* _Task instructions_
Report each line of the data that includes the word "matplotlib".

* _Given material_
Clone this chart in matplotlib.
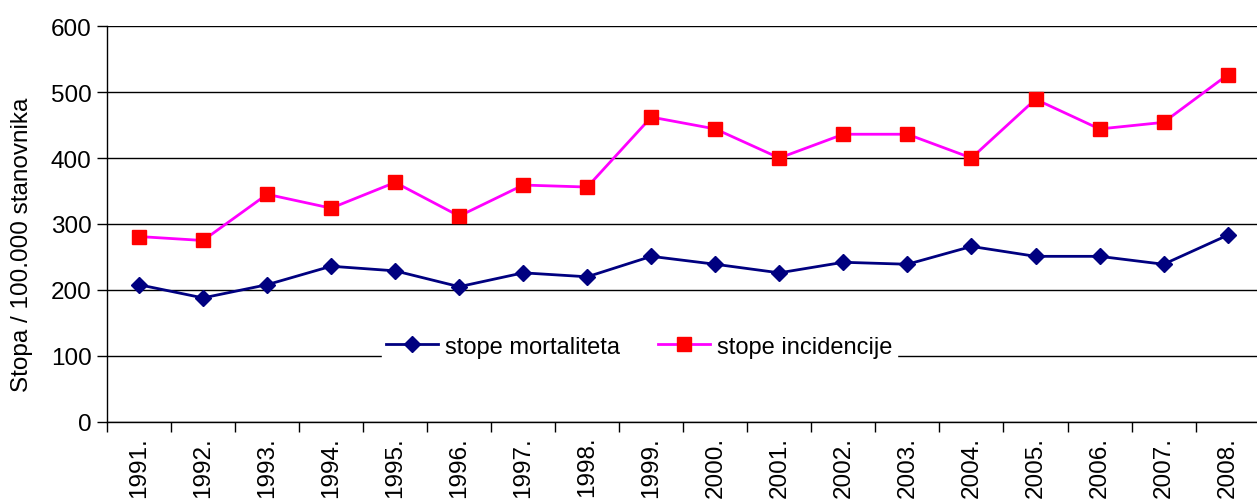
import matplotlib.pyplot as plt
import numpy as np

years = ["1991.", "1992.", "1993.", "1994.", "1995.", "1996.", "1997.", "1998.", "1999.",
         "2000.", "2001.", "2002.", "2003.", "2004.", "2005.", "2006.", "2007.", "2008."]
mortalitet = [208, 188, 208, 236, 229, 205, 226, 220, 251,
              239, 226, 242, 239, 266, 251, 251, 239, 283]
incidencija = [281, 275, 345, 324, 363, 312, 359, 356, 462,
               444, 400, 436, 436, 400, 489, 444, 454, 526]

plt.rcParams["font.family"] = ["Liberation Sans", "DejaVu Sans"]

fig = plt.figure(figsize=(12.57, 5.02), dpi=100)
ax = fig.add_axes([0.0851, 0.1574, 0.917, 0.7888])

x = np.arange(len(years))

ax.plot(x, mortalitet, color="#000080", linewidth=2, marker="D",
        markersize=8, markerfacecolor="#000080", markeredgecolor="#000080",
        label="stope mortaliteta", zorder=3)
ax.plot(x, incidencija, color="#FF00FF", linewidth=2, marker="s",
        markersize=10, markerfacecolor="#FF0000", markeredgecolor="#FF0000",
        label="stope incidencije", zorder=3)

ax.set_xlim(-0.5, len(years) - 0.5)
ax.set_ylim(0, 600)
ax.set_yticks(range(0, 601, 100))
ax.yaxis.grid(True, color="black", linewidth=1)
ax.set_axisbelow(True)

# labels centred, tick marks between categories
ax.set_xticks(x)
ax.set_xticklabels(years, rotation=90, fontsize=17.5)
ax.set_xticks(np.arange(-0.5, len(years)), minor=True)
ax.tick_params(axis="x", which="major", length=0, pad=10)
ax.tick_params(axis="x", which="minor", length=7, direction="out", width=1)
ax.tick_params(axis="y", length=7, width=1, labelsize=17.5, pad=4)

for s in ["top", "right"]:
    ax.spines[s].set_visible(False)
ax.spines["left"].set_linewidth(1)
ax.spines["bottom"].set_linewidth(1)

ax.set_ylabel("Stopa / 100.000 stanovnika", fontsize=17.5)
ax.yaxis.set_label_coords(-0.064, 0.45)

leg = ax.legend(loc="center", bbox_to_anchor=(0.462, 0.19), ncol=2,
                frameon=True, fancybox=False, edgecolor="white",
                facecolor="white", framealpha=1, fontsize=17,
                handlelength=2.2, handletextpad=0.3, columnspacing=1.6,
                borderpad=0.2)
leg.set_zorder(4)

plt.savefig("out.png", dpi=100)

* _Output of the task_
Clone this chart in matplotlib.
import matplotlib.pyplot as plt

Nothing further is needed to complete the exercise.